Сразу вперед вырвалось несколько шестерок. Но особенно вылетели наши конкуренты с «Невки». Мы же, как обычно, начали грести своим спокойным, ровным темпом. Митя, наш постоянный рулевой, поливал для «охлаждения» нас изредка водой, а мы методически продолжали свое дело.
Наблюдавшие гонку с кораблей, рассказывали нам потом, как мы постепенно начали обходить одну шлюпку за другой, как другие выдыхались и как красиво мы закончили гонку первыми, под громкие аплодисменты своих товарищей, подняв весла на валек — на траверсе адмирала.
Здесь сказалась тренировка. Наша «желтая» шестерка, составленная с первых же дней плавания и не менявшая своего состава, за все время плавания, сгреблась и тренировалась аккуратно все лето. И немудрено поэтому, что мы «обошли» так легко «силачей» с «Невки», мало тренированных и наспех составленных.

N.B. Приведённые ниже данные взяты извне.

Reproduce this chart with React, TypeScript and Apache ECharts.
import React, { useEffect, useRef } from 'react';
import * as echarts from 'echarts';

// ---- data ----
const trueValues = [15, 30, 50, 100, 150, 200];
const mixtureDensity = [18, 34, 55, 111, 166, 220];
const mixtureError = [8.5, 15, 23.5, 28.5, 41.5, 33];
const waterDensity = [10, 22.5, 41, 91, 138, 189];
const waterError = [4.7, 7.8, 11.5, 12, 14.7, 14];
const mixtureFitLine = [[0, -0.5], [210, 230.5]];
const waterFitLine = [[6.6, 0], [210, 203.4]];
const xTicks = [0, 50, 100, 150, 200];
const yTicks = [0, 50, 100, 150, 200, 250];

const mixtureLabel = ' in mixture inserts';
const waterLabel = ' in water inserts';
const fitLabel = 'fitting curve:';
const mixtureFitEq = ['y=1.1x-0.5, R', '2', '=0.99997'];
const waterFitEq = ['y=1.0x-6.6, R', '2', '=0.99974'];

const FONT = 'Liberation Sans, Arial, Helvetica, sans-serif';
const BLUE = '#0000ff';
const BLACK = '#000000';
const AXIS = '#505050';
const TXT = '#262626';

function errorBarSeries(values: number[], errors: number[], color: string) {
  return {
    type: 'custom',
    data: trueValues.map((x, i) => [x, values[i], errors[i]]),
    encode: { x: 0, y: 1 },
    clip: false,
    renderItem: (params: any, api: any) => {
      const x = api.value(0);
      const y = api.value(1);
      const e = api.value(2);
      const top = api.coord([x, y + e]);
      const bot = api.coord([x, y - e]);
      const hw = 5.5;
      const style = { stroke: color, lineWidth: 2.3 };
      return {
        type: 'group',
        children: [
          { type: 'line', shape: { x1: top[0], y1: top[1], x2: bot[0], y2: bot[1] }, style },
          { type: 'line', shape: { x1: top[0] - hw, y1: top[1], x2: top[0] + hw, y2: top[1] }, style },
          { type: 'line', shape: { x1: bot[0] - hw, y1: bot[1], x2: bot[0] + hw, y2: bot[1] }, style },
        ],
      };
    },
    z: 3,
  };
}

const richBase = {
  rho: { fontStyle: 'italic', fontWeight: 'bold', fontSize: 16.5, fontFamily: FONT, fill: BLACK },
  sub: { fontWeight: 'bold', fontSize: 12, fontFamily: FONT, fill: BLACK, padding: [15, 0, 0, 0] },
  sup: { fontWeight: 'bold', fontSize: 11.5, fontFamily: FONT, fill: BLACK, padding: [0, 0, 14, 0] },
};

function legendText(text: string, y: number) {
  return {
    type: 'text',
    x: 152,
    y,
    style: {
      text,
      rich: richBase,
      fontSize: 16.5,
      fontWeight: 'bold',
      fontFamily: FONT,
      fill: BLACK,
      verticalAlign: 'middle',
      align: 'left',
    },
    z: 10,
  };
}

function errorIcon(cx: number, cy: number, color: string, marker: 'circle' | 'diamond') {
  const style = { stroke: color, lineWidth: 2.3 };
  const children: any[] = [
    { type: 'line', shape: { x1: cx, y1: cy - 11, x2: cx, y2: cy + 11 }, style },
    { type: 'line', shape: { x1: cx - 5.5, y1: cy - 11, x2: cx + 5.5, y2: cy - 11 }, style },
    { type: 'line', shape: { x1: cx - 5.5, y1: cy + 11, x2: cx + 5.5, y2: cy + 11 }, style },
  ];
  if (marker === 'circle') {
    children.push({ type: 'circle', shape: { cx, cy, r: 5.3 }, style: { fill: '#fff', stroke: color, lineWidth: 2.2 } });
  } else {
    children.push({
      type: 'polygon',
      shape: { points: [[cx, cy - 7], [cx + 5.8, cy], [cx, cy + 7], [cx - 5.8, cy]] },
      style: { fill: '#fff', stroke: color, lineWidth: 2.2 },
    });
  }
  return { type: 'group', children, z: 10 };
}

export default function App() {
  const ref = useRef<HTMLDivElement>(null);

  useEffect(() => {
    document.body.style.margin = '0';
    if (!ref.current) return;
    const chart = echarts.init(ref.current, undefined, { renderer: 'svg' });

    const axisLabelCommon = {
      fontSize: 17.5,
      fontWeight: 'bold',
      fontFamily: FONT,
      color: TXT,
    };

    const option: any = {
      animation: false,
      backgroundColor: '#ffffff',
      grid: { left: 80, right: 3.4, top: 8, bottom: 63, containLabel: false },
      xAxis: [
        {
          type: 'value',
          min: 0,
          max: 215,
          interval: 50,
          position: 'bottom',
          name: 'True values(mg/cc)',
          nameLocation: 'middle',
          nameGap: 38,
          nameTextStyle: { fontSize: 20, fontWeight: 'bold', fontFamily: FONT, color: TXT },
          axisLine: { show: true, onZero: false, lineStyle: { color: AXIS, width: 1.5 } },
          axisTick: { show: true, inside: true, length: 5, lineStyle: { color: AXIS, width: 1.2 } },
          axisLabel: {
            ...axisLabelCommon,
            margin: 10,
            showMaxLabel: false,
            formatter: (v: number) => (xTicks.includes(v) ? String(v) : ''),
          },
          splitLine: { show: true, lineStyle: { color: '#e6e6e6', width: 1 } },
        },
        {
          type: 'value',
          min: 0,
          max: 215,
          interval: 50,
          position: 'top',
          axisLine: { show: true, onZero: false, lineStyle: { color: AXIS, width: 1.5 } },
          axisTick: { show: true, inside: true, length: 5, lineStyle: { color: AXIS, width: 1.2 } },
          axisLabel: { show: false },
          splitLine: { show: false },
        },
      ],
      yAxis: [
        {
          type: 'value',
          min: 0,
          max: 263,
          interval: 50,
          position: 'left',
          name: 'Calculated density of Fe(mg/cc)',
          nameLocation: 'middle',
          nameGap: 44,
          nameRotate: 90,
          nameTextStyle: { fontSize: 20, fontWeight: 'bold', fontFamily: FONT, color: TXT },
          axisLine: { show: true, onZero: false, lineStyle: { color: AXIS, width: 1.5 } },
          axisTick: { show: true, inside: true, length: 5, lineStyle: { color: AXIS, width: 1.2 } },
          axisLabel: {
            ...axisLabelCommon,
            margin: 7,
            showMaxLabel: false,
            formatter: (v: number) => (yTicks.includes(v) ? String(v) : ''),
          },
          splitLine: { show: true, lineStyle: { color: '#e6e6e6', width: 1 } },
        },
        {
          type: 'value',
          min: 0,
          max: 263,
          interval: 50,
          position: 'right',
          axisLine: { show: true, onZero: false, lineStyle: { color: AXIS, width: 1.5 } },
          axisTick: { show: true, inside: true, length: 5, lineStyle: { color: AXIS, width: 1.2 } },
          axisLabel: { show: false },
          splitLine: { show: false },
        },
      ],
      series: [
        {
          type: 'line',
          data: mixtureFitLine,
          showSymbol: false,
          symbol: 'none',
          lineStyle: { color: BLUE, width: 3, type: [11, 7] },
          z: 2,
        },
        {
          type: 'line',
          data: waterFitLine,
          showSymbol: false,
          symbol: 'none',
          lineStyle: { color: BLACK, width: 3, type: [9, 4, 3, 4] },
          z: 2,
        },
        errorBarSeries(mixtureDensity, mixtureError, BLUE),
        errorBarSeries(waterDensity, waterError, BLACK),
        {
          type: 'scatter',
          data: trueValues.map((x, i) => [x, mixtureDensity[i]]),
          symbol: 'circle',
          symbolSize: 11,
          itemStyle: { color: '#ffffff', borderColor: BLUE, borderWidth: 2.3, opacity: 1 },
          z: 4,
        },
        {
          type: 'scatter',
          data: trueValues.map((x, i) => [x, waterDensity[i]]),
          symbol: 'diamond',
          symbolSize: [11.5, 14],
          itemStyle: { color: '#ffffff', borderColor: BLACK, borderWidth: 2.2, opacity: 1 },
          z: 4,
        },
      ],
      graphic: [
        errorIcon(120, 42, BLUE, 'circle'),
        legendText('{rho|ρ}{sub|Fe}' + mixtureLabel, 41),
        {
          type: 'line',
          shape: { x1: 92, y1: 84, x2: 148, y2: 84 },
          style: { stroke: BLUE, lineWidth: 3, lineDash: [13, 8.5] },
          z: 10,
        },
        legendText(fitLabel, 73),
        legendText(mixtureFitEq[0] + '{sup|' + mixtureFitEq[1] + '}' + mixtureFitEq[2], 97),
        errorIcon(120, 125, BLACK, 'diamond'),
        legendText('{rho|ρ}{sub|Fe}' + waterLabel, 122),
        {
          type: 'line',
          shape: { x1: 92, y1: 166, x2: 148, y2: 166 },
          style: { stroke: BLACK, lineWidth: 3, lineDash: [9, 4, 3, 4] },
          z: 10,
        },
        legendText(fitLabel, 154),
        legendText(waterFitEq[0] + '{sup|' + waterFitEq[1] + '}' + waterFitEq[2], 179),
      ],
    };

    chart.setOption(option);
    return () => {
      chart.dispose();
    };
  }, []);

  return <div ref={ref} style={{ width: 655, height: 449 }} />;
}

Но на парусной гонке нам не повезло: мы взяли только второй приз. И вот почему. Когда гонка подходила к концу и мы были далеко впереди, вдруг лопнув фока-фал (веревка, на которой держались паруса) и вся оснастка рухнула вниз, здорово хватив меня по голове. Пока вправляли фока-фал, нас обошла одна из шестерок, а мы пришли вторыми. Хорошо, что другие шлюпки) были сравнительно далеко, а то бы нам не видать и этого приза.
За гребную гонку приз получали все гребцы и рулевой. Это был серебрянный якорь-стопанкер. За парусную — только рулевой, который выбирался по жребию. У нас на руле был Борис Пышнов. Он получил часы, с корпусным гербом на крышке.
В КАВАЛЕРИИ
При переходе в первый специальный класс Морского корпуса, я уехал, перед плаваньем, домой в отпуск, в гор. Николаев.

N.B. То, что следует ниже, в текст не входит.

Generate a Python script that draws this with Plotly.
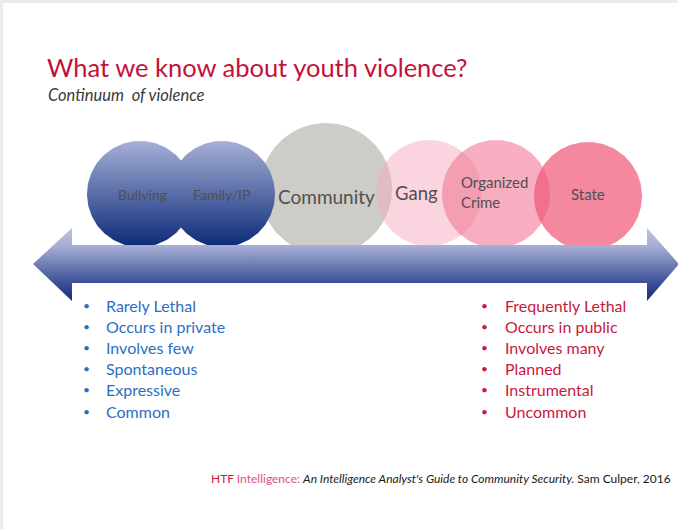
import numpy as np
import plotly.graph_objects as go

# ---------------- data ----------------
categories = ["Community", "Bullying", "Family/IP", "Gang", "Organized<br>Crime", "State"]
continuum_pos = [326, 140, 222, 429, 496, 588]      # position along the continuum
circle_level = [189, 194, 194, 193, 194, 196]
circle_radius = [66, 53, 53, 53, 54, 54]

left_traits = ["Rarely Lethal", "Occurs in private", "Involves few",
               "Spontaneous", "Expressive", "Common"]
right_traits = ["Frequently Lethal", "Occurs in public", "Involves many",
                "Planned", "Instrumental", "Uncommon"]

title_text = "What we know about youth violence?"
subtitle_text = "Continuum&nbsp;&nbsp;of violence"

# ---------------- styles ----------------
W, H = 678, 529
FONT = "Lato"
circle_fills = {
    "Community": dict(color="#cdccc6"),
    "Bullying": dict(grad=[[0, "#a6afd6"], [1, "#0b2a78"]]),
    "Family/IP": dict(grad=[[0, "#a6afd6"], [1, "#0b2a78"]]),
    "Gang": dict(color="rgba(245,170,190,0.5)"),
    "Organized<br>Crime": dict(color="rgba(240,120,150,0.6)"),
    "State": dict(color="rgba(238,90,120,0.72)"),
}
label_style = {
    "Community": dict(size=19, dx=0, dy=7, anchor="center"),
    "Bullying": dict(size=14, dx=2, dy=0, anchor="center"),
    "Family/IP": dict(size=14, dx=-1, dy=0, anchor="center"),
    "Gang": dict(size=18.5, dx=-13, dy=0, anchor="center"),
    "Organized<br>Crime": dict(size=15, dx=-37, dy=-2, anchor="left"),
    "State": dict(size=15, dx=0, dy=-2, anchor="center"),
}

fig = go.Figure()
theta = np.linspace(0, 2 * np.pi, 181)

for cat, cx, cy, r in zip(categories, continuum_pos, circle_level, circle_radius):
    xs = cx + r * np.cos(theta)
    ys = cy + r * np.sin(theta)
    st = circle_fills[cat]
    kw = dict(x=xs, y=ys, mode="lines", fill="toself", line=dict(width=0),
              hoverinfo="skip", showlegend=False)
    if "grad" in st:
        kw["fillgradient"] = dict(type="vertical", colorscale=st["grad"],
                                  start=cy - r, stop=cy + r)
        kw["fillcolor"] = "#5a6aa8"
    else:
        kw["fillcolor"] = st["color"]
    fig.add_trace(go.Scatter(**kw))

# double-headed arrow (continuum axis)
tipL, baseL, baseR, tipR = 33, 72, 647, 679
headTop, bodyTop, bodyBot, headBot = 228, 245, 283, 301
mid = (bodyTop + bodyBot) / 2
ax = [tipL, baseL, baseL, baseR, baseR, tipR, baseR, baseR, baseL, baseL, tipL]
ay = [mid, headTop, bodyTop, bodyTop, headTop, mid, headBot, bodyBot, bodyBot, headBot, mid]
fig.add_trace(go.Scatter(
    x=ax, y=ay, mode="lines", fill="toself", line=dict(width=0),
    fillcolor="#6070a8",
    fillgradient=dict(type="vertical", start=headTop, stop=headBot,
                      colorscale=[[0, "#bcc2df"], [0.25, "#a6aed4"],
                                  [0.72, "#42559b"], [1, "#13297a"]]),
    hoverinfo="skip", showlegend=False))

annotations = []
for cat, cx, cy in zip(categories, continuum_pos, circle_level):
    ls = label_style[cat]
    annotations.append(dict(
        x=cx + ls["dx"], y=cy + ls["dy"],
        text=cat, showarrow=False, xanchor=ls["anchor"], yanchor="middle",
        align="left", font=dict(family=FONT, size=ls["size"], color="#505050")))

# bullet lists
for i, (lt, rt) in enumerate(zip(left_traits, right_traits)):
    y = 305 + i * 21.2
    annotations.append(dict(x=86, y=y, text="•", showarrow=False, xanchor="center",
                            yanchor="middle", font=dict(family=FONT, size=12, color="#2a6fc4")))
    annotations.append(dict(x=104, y=y, text=lt, showarrow=False, xanchor="left",
                            yanchor="middle", font=dict(family=FONT, size=16, color="#2a6fc4")))
    annotations.append(dict(x=484, y=y, text="•", showarrow=False, xanchor="center",
                            yanchor="middle", font=dict(family=FONT, size=12, color="#c8183f")))
    annotations.append(dict(x=503, y=y, text=rt, showarrow=False, xanchor="left",
                            yanchor="middle", font=dict(family=FONT, size=16, color="#c8183f")))

# title & subtitle
annotations.append(dict(x=45, y=67, text=title_text, showarrow=False, xanchor="left",
                        yanchor="middle", font=dict(family=FONT, size=25.5, color="#c4123a")))
annotations.append(dict(x=46, y=95, text="<i>" + subtitle_text + "</i>", showarrow=False,
                        xanchor="left", yanchor="middle",
                        font=dict(family=FONT, size=16.5, color="#3a3a3a")))

# citation
citation = ("<span style='color:#d0143c'>HTF </span>"
            "<span style='color:#e0507a'>Intelligence:</span> "
            "<i>An Intelligence Analyst's Guide to Community Security.</i> "
            "Sam Culper, 2016")
annotations.append(dict(x=673, y=478, text=citation, showarrow=False, xanchor="right",
                        yanchor="middle", font=dict(family=FONT, size=12, color="#1a1a1a")))

shapes = [
    dict(type="rect", xref="paper", yref="paper", x0=0, x1=1, y0=1 - 3 / H, y1=1,
         fillcolor="#ececec", line=dict(width=0), layer="below"),
    dict(type="rect", xref="paper", yref="paper", x0=0, x1=3 / W, y0=0, y1=1,
         fillcolor="#ececec", line=dict(width=0), layer="below"),
]

fig.update_layout(
    width=W, height=H, margin=dict(l=0, r=0, t=0, b=0),
    paper_bgcolor="white", plot_bgcolor="white",
    xaxis=dict(range=[0, W], visible=False, fixedrange=True),
    yaxis=dict(range=[H, 0], visible=False, fixedrange=True),
    annotations=annotations, shapes=shapes, showlegend=False,
)
fig.write_html("out.html", config={"displayModeBar": False},
               post_script="document.body.style.margin='0';document.body.style.overflow='hidden';")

В то лето там должен был состояться спуск на воду, строившегося в тамошнем Адмиралтействе, нового броненосца. На торжество съехалось много приглашенных лиц, в числе коих был и командир Астраханского драгунского полка К. А. Карангозов.
Надо сказать, что я давно, мечтал о кавалерии. Но отец мой, когда я высказывал ему свои пожелания, и слышать об этом не хотел. Он считал, что я должен быть морским офицером, т. к. наши предки служили, преимущественно, во флоте. Матушка же моя, не чаявшая во мне души, была, конечно, на моей стороне.